■ **Data segment**:
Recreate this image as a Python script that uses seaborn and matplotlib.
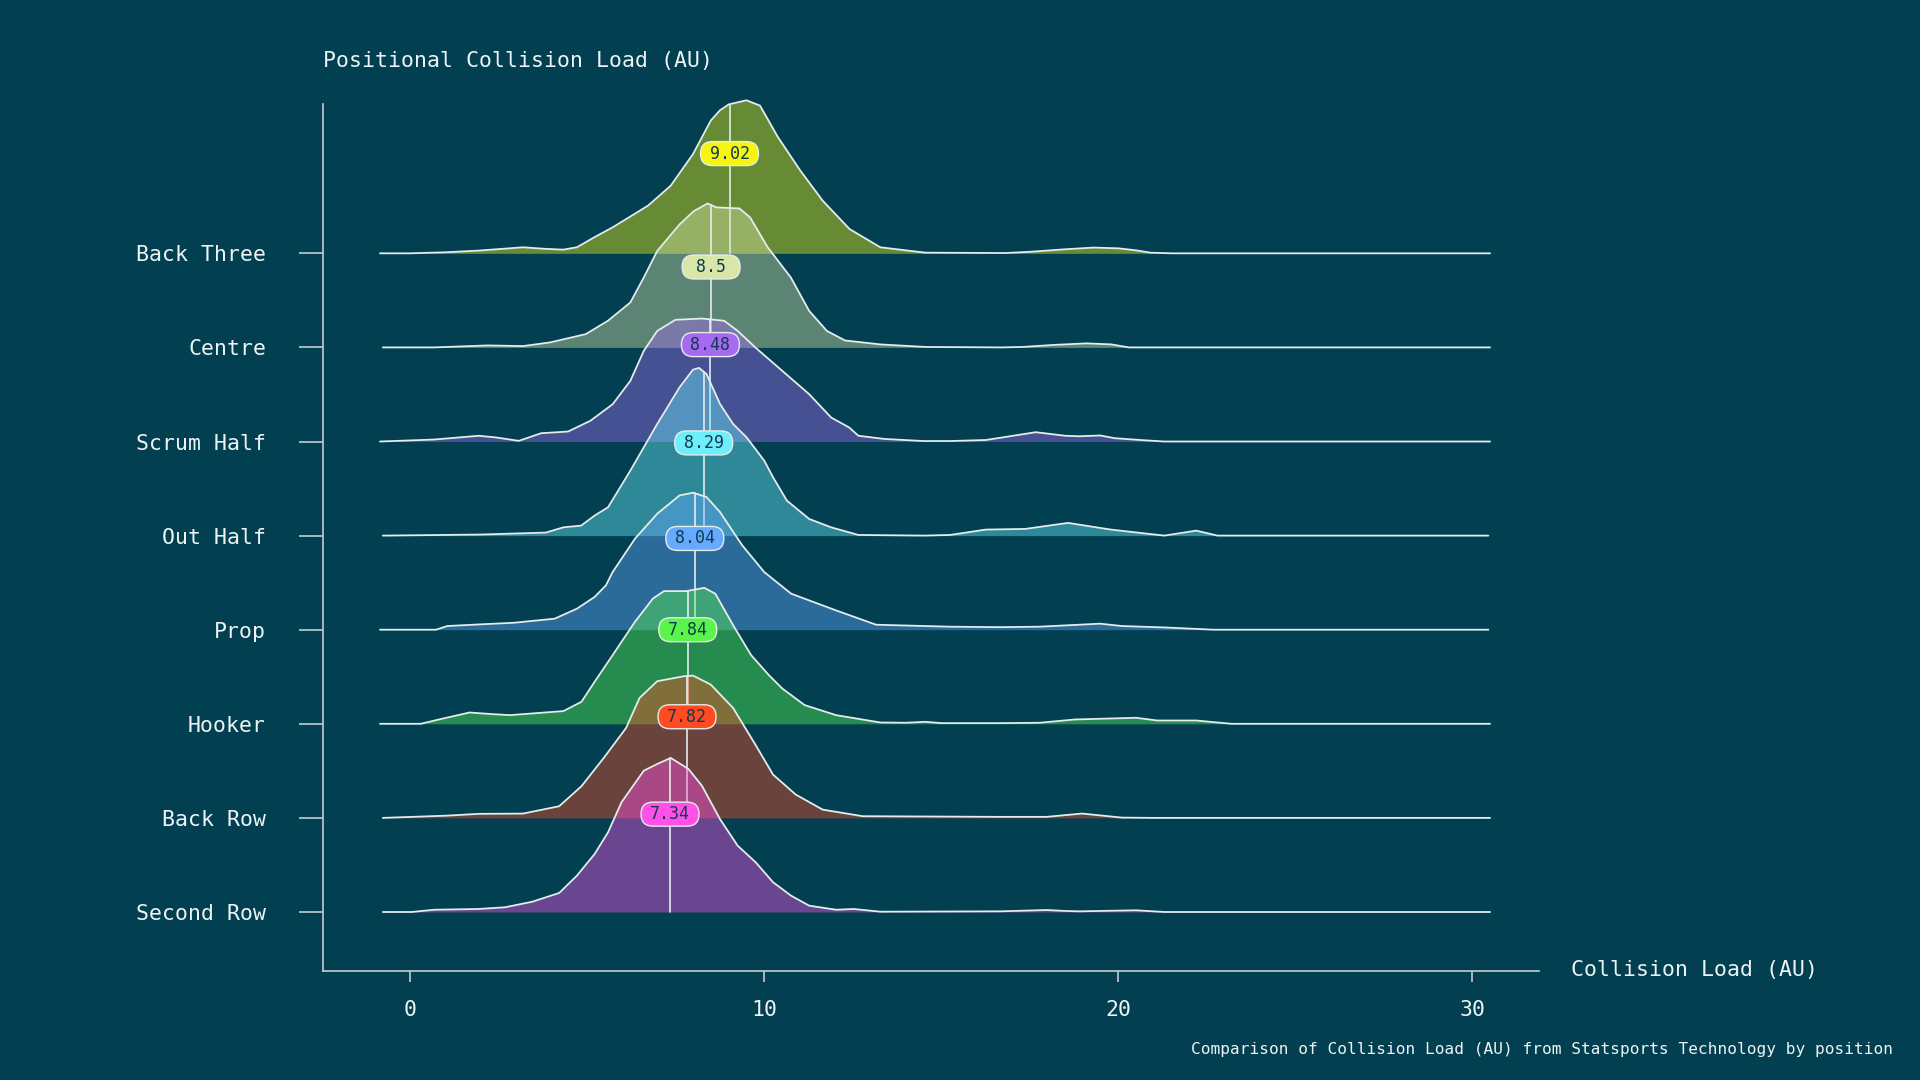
import numpy as np
import pandas as pd
import matplotlib
matplotlib.use("Agg")
import matplotlib.pyplot as plt
from matplotlib.patches import FancyBboxPatch
import seaborn as sns


BG = "#013f51"
INK = "#eef3f3"
LINE = "#e4ecec"
SPINE = "#c3cdd0"
LABEL_INK = "#0f3a50"

positions = ["Back Three", "Centre", "Scrum Half", "Out Half",
             "Prop", "Hooker", "Back Row", "Second Row"]
medians = [9.02, 8.5, 8.48, 8.29, 8.04, 7.84, 7.82, 7.34]
colours = ["#f5f50f", "#d8e6a8", "#a56af0", "#6eeefa",
           "#66aaff", "#5af54a", "#ff4a22", "#ff50e8"]

# density curves (collision load, density)
back_three_x = [-0.85, 0.0, 1.0, 1.94, 3.19, 3.8, 4.32, 4.71, 5.2, 5.72, 6.72, 7.36, 7.99, 8.49,
                8.75, 9.0, 9.5, 9.88, 10.39, 11.02, 11.65, 12.41, 13.28, 14.55, 16.8, 17.5,
                18.5, 19.3, 20.0, 20.5, 20.9, 21.5, 30.5]
back_three_d = [0, 0, .0011, .0029, .0064, .0048, .0039, .0064, .0170, .0276, .0507, .0719, .1055,
                .1410, .1520, .1583, .1626, .1570, .1233, .0879, .0560, .0258, .0064, .0007,
                .0003, .0016, .0043, .0061, .0053, .0032, .0007, 0, 0]

centre_x = [-0.77, 0.68, 2.19, 3.19, 3.95, 4.96, 5.59, 6.22, 6.6, 6.98, 7.61, 8.0, 8.4, 8.65,
            9.3, 9.6, 10.1, 10.75, 11.27, 11.77, 12.28, 13.28, 14.55, 16.7, 17.3, 18.2, 19.1,
            19.8, 20.3, 30.5]
centre_d = [0, 0, .0021, .0014, .0053, .0141, .0284, .0478, .0744, .1026, .1307, .1445, .1530,
            .1488, .1477, .1382, .1063, .0744, .0388, .0175, .0074, .0032, .0005, 0, .0005,
            .0027, .0043, .0032, 0, 0]

scrum_half_x = [-0.85, 0.68, 1.94, 2.43, 3.07, 3.7, 4.46, 5.09, 5.72, 6.22, 6.6, 6.98, 7.49,
                8.24, 8.87, 9.25, 9.75, 10.51, 11.27, 11.89, 12.4, 12.66, 13.4, 14.5, 15.25,
                16.26, 17.67, 18.5, 18.9, 19.49, 19.9, 20.7, 21.3, 30.5]
scrum_half_d = [0, .0021, .0061, .0043, .0007, .0088, .0106, .0220, .0396, .0645, .0964, .1176,
                .1293, .1307, .1283, .1176, .0999, .0751, .0503, .0255, .0149, .0061, .0027,
                .0005, .0005, .0016, .0099, .0061, .0056, .0064, .0035, .0014, 0, 0]

out_half_x = [-0.77, 1.94, 3.83, 4.33, 4.83, 5.21, 5.59, 6.22, 6.98, 7.61, 7.99, 8.16, 8.37,
              8.75, 9.12, 9.5, 10.0, 10.25, 10.64, 11.27, 11.89, 12.66, 14.5, 15.25, 16.26,
              17.37, 18.58, 19.79, 21.3, 22.2, 22.8, 30.45]
out_half_d = [0, .0011, .0032, .0088, .0106, .0213, .0301, .0691, .1187, .1576, .1764, .1782,
              .1718, .1400, .1187, .1045, .0797, .0620, .0372, .0177, .0088, .0007, 0, .0007,
              .0064, .0071, .0135, .0064, 0, .0053, 0, 0]

prop_x = [-0.85, 0.73, 1.05, 1.94, 2.94, 4.08, 4.71, 5.21, 5.53, 5.72, 6.35, 6.98, 7.61, 7.99,
          8.37, 8.75, 9.38, 10.0, 10.76, 12.03, 13.16, 14.55, 15.25, 16.67, 17.77, 19.49, 20.1,
          21.3, 22.7, 30.45]
prop_d = [0, 0, .0039, .0056, .0074, .0117, .0223, .0348, .0471, .0613, .0967, .1233, .1427,
          .1456, .1410, .1251, .0896, .0613, .0383, .0205, .0053, .0039, .0032, .0027, .0032,
          .0064, .0039, .0024, 0, 0]

hooker_x = [-0.85, 0.30, 0.93, 1.68, 2.31, 2.82, 4.33, 4.84, 5.21, 5.72, 6.35, 6.86, 7.17,
            7.80, 8.31, 8.62, 9.12, 9.63, 10.13, 10.51, 11.14, 12.03, 13.28, 14.0, 14.55, 15.0,
            16.67, 17.77, 18.78, 20.5, 21.1, 22.2, 23.2, 30.5]
hooker_d = [0, 0, .0056, .0120, .0103, .0092, .0135, .0234, .0446, .0730, .1084, .1332, .1410,
            .1410, .1445, .1382, .1049, .0730, .0518, .0375, .0199, .0092, .0014, .0011, .0021,
            .0007, .0007, .0011, .0046, .0064, .0035, .0035, 0, 0]

back_row_x = [-0.77, 1.05, 1.94, 3.19, 4.21, 4.84, 5.47, 6.10, 6.48, 6.98, 7.74, 7.99, 8.49,
              9.12, 9.75, 10.25, 10.89, 11.65, 12.78, 16.67, 17.97, 18.98, 20.1, 21.0, 30.5]
back_row_d = [0, .0024, .0043, .0046, .0124, .0337, .0638, .0956, .1275, .1453, .1506, .1512,
              .1417, .1169, .0779, .0460, .0248, .0088, .0018, .0011, .0011, .0046, .0003, 0, 0]

second_row_x = [-0.77, 0.05, 0.68, 1.94, 2.68, 3.45, 4.21, 4.71, 5.21, 5.59, 5.97, 6.60, 6.98,
                7.36, 7.86, 8.24, 8.75, 9.25, 9.76, 10.25, 10.76, 11.27, 12.03, 12.53, 13.28,
                16.67, 17.97, 18.5, 18.9, 20.5, 21.3, 30.5]
second_row_d = [0, 0, .0024, .0032, .0050, .0109, .0202, .0386, .0616, .0847, .1166, .1502,
                .1573, .1637, .1520, .1342, .0988, .0705, .0528, .0316, .0173, .0067, .0024,
                .0032, .0003, .0007, .0021, .0011, .0007, .0018, 0, 0]

curves = {
    "Back Three": (back_three_x, back_three_d),
    "Centre": (centre_x, centre_d),
    "Scrum Half": (scrum_half_x, scrum_half_d),
    "Out Half": (out_half_x, out_half_d),
    "Prop": (prop_x, prop_d),
    "Hooker": (hooker_x, hooker_d),
    "Back Row": (back_row_x, back_row_d),
    "Second Row": (second_row_x, second_row_d),
}

SCALE = 10.0      # ridge height per unit density (in row spacings)
# how far above its baseline each median pill sits (row spacings)
label_lift = [1.06, 0.855, 1.03, 0.985, 0.97, 1.0, 1.075, 1.04]

frames = []
for i, name in enumerate(positions):
    xs, ds = curves[name]
    base = len(positions) - 1 - i
    frames.append(pd.DataFrame({"position": name, "load": xs, "density": ds,
                                "base": base}))
df = pd.concat(frames, ignore_index=True)
df["ridge"] = df["base"] + df["density"] * SCALE

sns.set_theme(style="ticks", rc={
    "axes.facecolor": BG, "figure.facecolor": BG, "savefig.facecolor": BG,
    "axes.edgecolor": SPINE, "axes.linewidth": 1.2,
    "xtick.color": SPINE, "ytick.color": SPINE,
    "xtick.labelcolor": INK, "ytick.labelcolor": INK, "text.color": INK,
})
plt.rcParams["font.family"] = ["DejaVu Sans Mono", "DejaVu Sans"]

fig = plt.figure(figsize=(19.2, 10.8), dpi=100)
ax = fig.add_axes([0.16823, 0.10093, 0.63333, 0.80278])

for i, name in enumerate(positions):
    sub = df[df["position"] == name]
    base = sub["base"].iloc[0]
    z = 2 + i * 3
    ax.fill_between(sub["load"], base, sub["ridge"], color=colours[i], alpha=0.42,
                    lw=0, zorder=z, clip_on=False)
    sns.lineplot(data=sub, x="load", y="ridge", color=LINE, lw=1.3, ax=ax,
                 estimator=None, sort=False, zorder=z + 1, clip_on=False)
    m = medians[i]
    top = base + np.interp(m, sub["load"], sub["density"]) * SCALE
    ax.plot([m, m], [base, top], color=LINE, lw=1.2, zorder=z + 2)

# median value pills
px_x = 35.41   # pixels per x unit
px_y = 94.14   # pixels per row
box_w = 58 / px_x
box_h = 24 / px_y
for i, name in enumerate(positions):
    base = len(positions) - 1 - i
    m = medians[i]
    yc = base + label_lift[i]
    pill = FancyBboxPatch((m - box_w / 2, yc - box_h / 2), box_w, box_h,
                          boxstyle=f"round,pad=0,rounding_size={box_h * px_y / 2 / px_x:.4f}",
                          mutation_aspect=px_x / px_y,
                          fc=colours[i], ec=LINE, lw=1.0, zorder=100)
    ax.add_patch(pill)
    ax.text(m, yc, f"{m:g}", ha="center", va="center", fontsize=12,
            color=LABEL_INK, zorder=101)

ax.set_xlim(-2.46, 31.88)
ax.set_ylim(-0.627, 8.587)
ax.set_xticks([0, 10, 20, 30])
ax.set_yticks(range(len(positions)))
ax.set_yticklabels(positions[::-1])
ax.tick_params(axis="y", length=17, width=1.2, pad=24, labelsize=15.5)
ax.tick_params(axis="x", length=8, width=1.2, pad=13, labelsize=15.5)
ax.set_xlabel("")
ax.set_ylabel("")
sns.despine(ax=ax)

fig.text(0.16823, 0.9435, "Positional Collision Load (AU)", ha="left", va="center",
         fontsize=15.5, color=INK)
fig.text(0.8182, 0.1019, "Collision Load (AU)", ha="left", va="center",
         fontsize=15.5, color=INK)
fig.text(0.9857, 0.0278,
         "Comparison of Collision Load (AU) from Statsports Technology by position",
         ha="right", va="center", fontsize=11.6, color=INK)

fig.savefig("out.png", dpi=100, facecolor=BG)
plt.close(fig)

■ **Written instruction**: Tally every line of the listing that holds the string "seaborn", then give the number by itself.

■ **Answer below**: 2